Financial advice is everywhere, it can come from your friends, family, doctors, priests, a movie, a billboard, a TV show, literally anywhere. The first step to finding out if you have a trustworthy financial advisor is to recognize that financial advice is everywhere because once you realize this, you will be able to evaluate who’s advice you should be taking.
Once you recognize who’s advice you should be taking the next step is to evaluate their actual competency. Competency can be of two types, positional competency, and actual competency. Positional Competency is the competency you assign to a person based on the position they hold. Actual competency is the competency you assign to someone based on the actual results they produce. Take a successful entrepreneur who runs a car dealership, for example, they might be a very successful car dealer but are not necessarily good at investments, because their field of expertise lies in cars. You can trust business advice coming from such a person, but not necessarily when it comes to finances and investments. When looking at a person’s actual competency to give you financial advice you need to consider three things:
Their own achievements in this field: When someone is giving you advice on anything, you need to see what they have achieved in this field themselves. If you are seeking marriage advice, you would usually first approach someone who is married. Therefore, if you are seeking investment advice, you should approach someone who makes investments for themselves and others.

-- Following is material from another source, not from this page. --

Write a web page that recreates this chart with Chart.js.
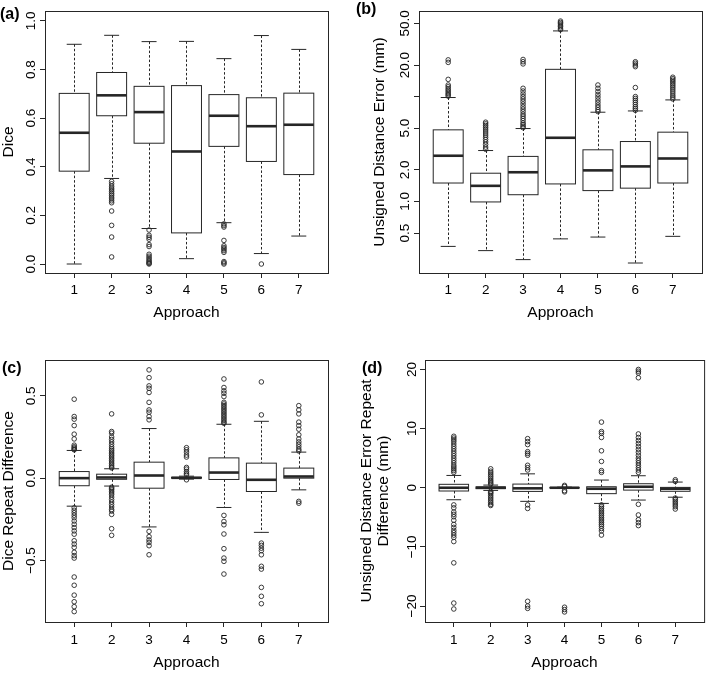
<!DOCTYPE html>
<html lang="en">
<head>
<meta charset="UTF-8">
<title>Approach comparison boxplots</title>
<script src="https://cdn.jsdelivr.net/npm/chart.js"></script>
<style>
  body { margin: 0; background: #fff; }
  #wrap { position: relative; width: 709px; height: 673px; }
  #wrap canvas { position: absolute; }
</style>
</head>
<body>
<div id="wrap">
  <canvas id="pa" width="354" height="336" style="left:0;top:0"></canvas>
  <canvas id="pb" width="355" height="336" style="left:354px;top:0"></canvas>
  <canvas id="pc" width="354" height="337" style="left:0;top:336px"></canvas>
  <canvas id="pd" width="355" height="337" style="left:354px;top:336px"></canvas>
</div>
<script>
// approaches on the x axis
const approaches = [1, 2, 3, 4, 5, 6, 7];

// (a) Dice
const diceHi  = [0.904, 0.941, 0.915, 0.916, 0.845, 0.940, 0.883];
const diceQ3  = [0.702, 0.788, 0.731, 0.734, 0.697, 0.684, 0.703];
const diceMed = [0.540, 0.694, 0.625, 0.463, 0.610, 0.567, 0.573];
const diceQ1  = [0.382, 0.610, 0.497, 0.128, 0.484, 0.422, 0.368];
const diceLo  = [0.000, 0.352, 0.146, 0.022, 0.170, 0.043, 0.115];
const diceOut = [
  [],
  [0.340, 0.330, 0.320, 0.312, 0.305, 0.298, 0.290, 0.283, 0.275, 0.268, 0.260, 0.252, 0.218, 0.159, 0.111, 0.029],
  [0.140, 0.118, 0.110, 0.102, 0.080, 0.072, 0.040, 0.032, 0.025, 0.018, 0.012, 0.007, 0.003, 0.0],
  [],
  [0.165, 0.158, 0.152, 0.097, 0.075, 0.068, 0.062, 0.055, 0.048, 0.010, 0.005, 0.0],
  [0.0],
  []
];
const diceTicks = [0, 0.2, 0.4, 0.6, 0.8, 1.0];

// (b) Unsigned distance error (mm), log axis
const distHi  = [9.8, 3.06, 4.96, 42.3, 7.1, 7.3, 9.3];
const distQ3  = [4.82, 1.86, 2.69, 18.2, 3.11, 3.73, 4.58];
const distMed = [2.73, 1.41, 1.90, 4.05, 1.98, 2.16, 2.57];
const distQ1  = [1.50, 0.99, 1.16, 1.47, 1.27, 1.34, 1.50];
const distLo  = [0.373, 0.34, 0.279, 0.44, 0.458, 0.259, 0.465];
const distOut = [
  [22.4, 21.2, 14.6, 12.9, 12.4, 11.9, 11.5, 11.1, 10.7, 10.4, 10.1],
  [5.7, 5.5, 5.3, 5.1, 4.9, 4.7, 4.5, 4.3, 4.1, 3.9, 3.7, 3.5, 3.3, 3.15],
  [22.6, 21.5, 20.5, 12.0, 11.3, 10.6, 10.0, 9.5, 9.0, 8.5, 8.0, 7.6, 7.2, 6.8, 6.5, 6.2, 5.9, 5.6, 5.4, 5.2, 5.05],
  [52.5, 51, 49.5, 48, 46.5, 45, 43.5],
  [12.9, 12.0, 11.2, 10.5, 9.9, 9.3, 8.8, 8.3, 7.9, 7.5, 7.2],
  [21.5, 20.8, 20.0, 19.3, 12.2, 10.0, 9.6, 9.2, 8.8, 8.4, 8.0, 7.7, 7.4],
  [15.3, 14.8, 14.3, 13.8, 13.3, 12.8, 12.3, 11.8, 11.3, 10.8, 10.3, 9.9, 9.5]
];
const distTicks = [0.5, 1, 2, 5, 10, 20, 50];
const distTickLabels = ['0.5', '1.0', '2.0', '5.0', '', '20.0', '50.0'];

// (c) Dice repeat difference
const repHi  = [0.168, 0.057, 0.301, 0.012, 0.327, 0.345, 0.158];
const repQ3  = [0.040, 0.024, 0.097, 0.005, 0.123, 0.091, 0.061];
const repMed = [0.000, 0.004, 0.016, 0.002, 0.034, -0.010, 0.010];
const repQ1  = [-0.046, -0.007, -0.061, 0.0, -0.008, -0.081, 0.0];
const repLo  = [-0.170, -0.048, -0.296, -0.006, -0.178, -0.329, -0.071];
const repOut = [
  [0.479, 0.374, 0.358, 0.319, 0.267, 0.238, 0.200, 0.190, 0.183, 0.176, 0.172,
   -0.180, -0.195, -0.21, -0.225, -0.24, -0.26, -0.28, -0.30, -0.32, -0.34, -0.38, -0.40, -0.42, -0.45, -0.47, -0.485, -0.60, -0.65, -0.71, -0.75, -0.78, -0.81],
  [0.390, 0.283, 0.273, 0.250, 0.235, 0.22, 0.205, 0.19, 0.178, 0.168, 0.158, 0.148, 0.138, 0.128, 0.118, 0.108, 0.098, 0.088, 0.078, 0.068, 0.062,
   -0.055, -0.062, -0.07, -0.08, -0.09, -0.10, -0.115, -0.13, -0.145, -0.16, -0.175, -0.19, -0.20, -0.22, -0.307, -0.347],
  [0.657, 0.61, 0.56, 0.545, 0.52, 0.46, 0.414, 0.40, 0.374, 0.354,
   -0.323, -0.355, -0.375, -0.39, -0.41, -0.465],
  [0.185, 0.172, 0.158, 0.14, 0.128, 0.065, 0.055, 0.04, 0.03, 0.02, -0.01],
  [0.602, 0.55, 0.53, 0.515, 0.495, 0.46, 0.45, 0.44, 0.43, 0.42, 0.41, 0.40, 0.39, 0.38, 0.37, 0.36, 0.35, 0.34, 0.333,
   -0.226, -0.263, -0.283, -0.339, -0.428, -0.485, -0.505, -0.582],
  [0.584, 0.384,
   -0.394, -0.408, -0.425, -0.44, -0.465, -0.535, -0.552, -0.663, -0.717, -0.762],
  [0.44, 0.414, 0.39, 0.34, 0.319, 0.297, 0.263, 0.238, 0.22, 0.205, 0.19, 0.175, 0.165,
   -0.141, -0.152]
];
const repTicks = [-0.5, 0, 0.5];

// (d) Unsigned distance error repeat difference (mm)
const drepHi  = [2.08, 0.45, 2.35, 0.1, 1.3, 2.03, 0.96];
const drepQ3  = [0.58, 0.15, 0.62, 0.02, 0.17, 0.68, 0.06];
const drepMed = [0.0, 0.0, -0.1, 0.0, -0.17, 0.17, -0.17];
const drepQ1  = [-0.55, -0.15, -0.62, -0.02, -1.0, -0.4, -0.6];
const drepLo  = [-2.03, -0.45, -2.3, -0.1, -2.65, -2.08, -1.6];
const drepOut = [
  [8.7, 8.4, 8.1, 7.8, 7.4, 7.0, 6.6, 6.2, 5.8, 5.4, 5.0, 4.6, 4.2, 3.8, 3.5, 3.2, 2.9, 2.6,
   -2.9, -3.4, -4.1, -4.5, -4.9, -5.5, -6.2, -6.7, -7.2, -7.6, -8.0, -8.4, -9.1, -12.7, -19.5, -20.5],
  [3.2, 2.8, 2.5, 2.2, 1.9, 1.6, 1.3, 1.05, 0.8, 0.6,
   -0.6, -0.8, -1.0, -1.3, -1.6, -1.9, -2.2, -2.5, -2.8, -3.0],
  [8.3, 7.8, 7.3, 6.1, 5.8, 5.5, 3.8, 3.4, 3.0, -2.9, -3.5, -19.2, -20.0, -20.4],
  [0.4, 0.2, -0.5, -0.7, -20.2, -20.6, -21.0],
  [11.1, 9.5, 9.2, 8.5, 6.25, 4.45, 2.9, 2.6,
   -2.9, -3.2, -3.5, -3.8, -4.1, -4.4, -4.7, -5.0, -5.3, -5.6, -5.9, -6.2, -6.5, -6.9, -7.3, -8.0],
  [20.0, 19.7, 19.4, 18.6, 9.1, 8.5, 8.0, 7.5, 7.0, 6.5, 6.0, 5.5, 5.0, 4.6, 4.2, 3.8, 3.4, 3.0, 2.6,
   -2.8, -4.6, -5.4, -5.9, -6.4],
  [1.35, 1.07, -1.75, -2.0, -2.3, -2.6, -2.9, -3.2, -3.6]
];
const drepTicks = [-20, -10, 0, 10, 20];

const FONT = "'Liberation Sans', Arial, sans-serif";
const INK = '#262626';

const minus = v => String(v).replace('-', '\u2212');

// boxes, whiskers, medians, frame and panel tag, all placed through the chart scales
const boxPlugin = {
  id: 'boxes',
  beforeDatasetsDraw(chart, args, o) {
    const { ctx, chartArea: a, scales: { x, y } } = chart;
    const seg = (x1, y1, x2, y2) => { ctx.beginPath(); ctx.moveTo(x1, y1); ctx.lineTo(x2, y2); ctx.stroke(); };
    ctx.save();
    ctx.strokeStyle = INK;
    approaches.forEach((ap, i) => {
      const cx = Math.round(x.getPixelForValue(ap)) + 0.5;
      const bl = x.getPixelForValue(ap - 0.4), br = x.getPixelForValue(ap + 0.4);
      const sl = x.getPixelForValue(ap - 0.2), sr = x.getPixelForValue(ap + 0.2);
      const hi = y.getPixelForValue(o.hi[i]), q3 = y.getPixelForValue(o.q3[i]);
      const md = y.getPixelForValue(o.med[i]), q1 = y.getPixelForValue(o.q1[i]);
      const lo = y.getPixelForValue(o.lo[i]);
      ctx.lineWidth = 1;
      ctx.setLineDash([2.5, 2]);
      seg(cx, hi, cx, q3);
      seg(cx, q1, cx, lo);
      ctx.setLineDash([]);
      seg(sl, hi, sr, hi);
      seg(sl, lo, sr, lo);
      ctx.fillStyle = '#fff';
      ctx.fillRect(bl, q3, br - bl, q1 - q3);
      ctx.strokeRect(bl, q3, br - bl, q1 - q3);
      ctx.lineWidth = 2.6;
      seg(bl, md, br, md);
    });
    ctx.lineWidth = 1;
    ctx.strokeRect(a.left + 0.5, a.top + 0.5, a.width, a.height);
    ctx.fillStyle = '#000';
    ctx.font = 'bold 16px ' + FONT;
    ctx.textBaseline = 'middle';
    ctx.textAlign = 'left';
    ctx.fillText(o.tag, o.tagX, o.tagY);
    ctx.restore();
  }
};

function panel(id, p) {
  const pts = [];
  approaches.forEach((ap, i) => p.out[i].forEach(v => pts.push({ x: ap, y: v })));
  const el = document.getElementById(id);
  const W = el.width, H = el.height;
  new Chart(el, {
    type: 'scatter',
    data: {
      datasets: [{
        data: pts,
        pointStyle: 'circle',
        pointRadius: 2.3,
        pointBorderWidth: 0.9,
        borderColor: INK,
        backgroundColor: 'rgba(0,0,0,0)'
      }]
    },
    options: {
      responsive: false,
      animation: false,
      events: [],
      layout: { padding: { left: 0, top: p.box[2], right: W - p.box[1], bottom: 0 } },
      plugins: {
        legend: { display: false },
        tooltip: { enabled: false },
        boxes: { hi: p.hi, q3: p.q3, med: p.med, q1: p.q1, lo: p.lo, tag: p.tag, tagX: p.tagX, tagY: p.tagY }
      },
      scales: {
        x: {
          type: 'linear',
          min: 0.22, max: 7.78,
          afterBuildTicks: s => { s.ticks = approaches.map(v => ({ value: v })); },
          afterFit: s => { s.height = H - p.box[3]; },
          grid: { drawOnChartArea: false, drawTicks: true, tickLength: 5, color: INK },
          border: { display: false },
          ticks: { autoSkip: false, maxRotation: 0, padding: p.xPad, color: '#000', font: { family: FONT, size: 13.5 } },
          title: { display: true, text: 'Approach', color: '#000', font: { family: FONT, size: 15.5 }, padding: { top: 0, bottom: p.xTitlePad } }
        },
        y: {
          type: p.log ? 'logarithmic' : 'linear',
          min: p.yMin, max: p.yMax,
          afterBuildTicks: s => { s.ticks = p.ticks.map(v => ({ value: v })); },
          afterFit: s => { s.width = p.box[0]; },
          grid: { drawOnChartArea: false, drawTicks: true, tickLength: 5, color: INK },
          border: { display: false },
          ticks: {
            autoSkip: false, minRotation: 90, maxRotation: 90, crossAlign: 'center',
            padding: p.yPad, color: '#000', font: { family: FONT, size: 13.5 },
            callback: p.label
          },
          title: { display: true, text: p.title, color: '#000', font: { family: FONT, size: 15.5, lineHeight: 1.1 }, padding: { top: p.yTitlePad, bottom: 0 } }
        }
      }
    },
    plugins: [boxPlugin]
  });
}

panel('pa', {
  box: [45, 328, 11, 273], yMin: -0.037, yMax: 1.041, ticks: diceTicks,
  label: v => v.toFixed(1), title: 'Dice', yTitlePad: 0, yPad: -0.4, xPad: 4, xTitlePad: 13.5,
  hi: diceHi, q3: diceQ3, med: diceMed, q1: diceQ1, lo: diceLo, out: diceOut,
  tag: '(a)', tagX: 0, tagY: 15
});

panel('pb', {
  box: [65, 348, 11, 273], log: true, yMin: 0.208, yMax: 65.5, ticks: distTicks,
  label: v => distTickLabels[distTicks.indexOf(v)], title: 'Unsigned Distance Error (mm)',
  yTitlePad: 17, yPad: -4.1, xPad: 4, xTitlePad: 13.5,
  hi: distHi, q3: distQ3, med: distMed, q1: distQ1, lo: distLo, out: distOut,
  tag: '(b)', tagX: 2, tagY: 10
});

panel('pc', {
  box: [45, 328, 24, 286], yMin: -0.873, yMax: 0.717, ticks: repTicks,
  label: v => minus(v.toFixed(1)), title: 'Dice Repeat Difference', yTitlePad: 0, yPad: -4.3, xPad: 5, xTitlePad: 0.7,
  hi: repHi, q3: repQ3, med: repMed, q1: repQ1, lo: repLo, out: repOut,
  tag: '(c)', tagX: 2, tagY: 33
});

panel('pd', {
  box: [71, 353, 24, 286], yMin: -22.7, yMax: 21.6, ticks: drepTicks,
  label: v => minus(v), title: ['Unsigned Distance Error Repeat', 'Difference (mm)'],
  yTitlePad: 4.5, yPad: -3.4, xPad: 5, xTitlePad: 0.7,
  hi: drepHi, q3: drepQ3, med: drepMed, q1: drepQ1, lo: drepLo, out: drepOut,
  tag: '(d)', tagX: 8, tagY: 33
});
</script>
</body>
</html>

The results they have produced for others: When evaluating how competent someone is to provide you with financial advice it is always a good idea to check the results they have produced for others. This demonstrates that the advice not only worked for them but has also worked for their clients.
How up-to-date are they: When seeking financial advice, it is important to get your advice from someone who is aware of the current scenario in the market, as the financial market is a dynamic entity it keeps going through changes.
One of the most important things to determine is that if the financial advisor has any vested interests in providing you with financial advice. If they do have a vested interest you should see if they are competent enough to provide you with what you want. The ideal financial advisor will have no vested interest in your financial well-being, other than the fact that they want one more satisfied client.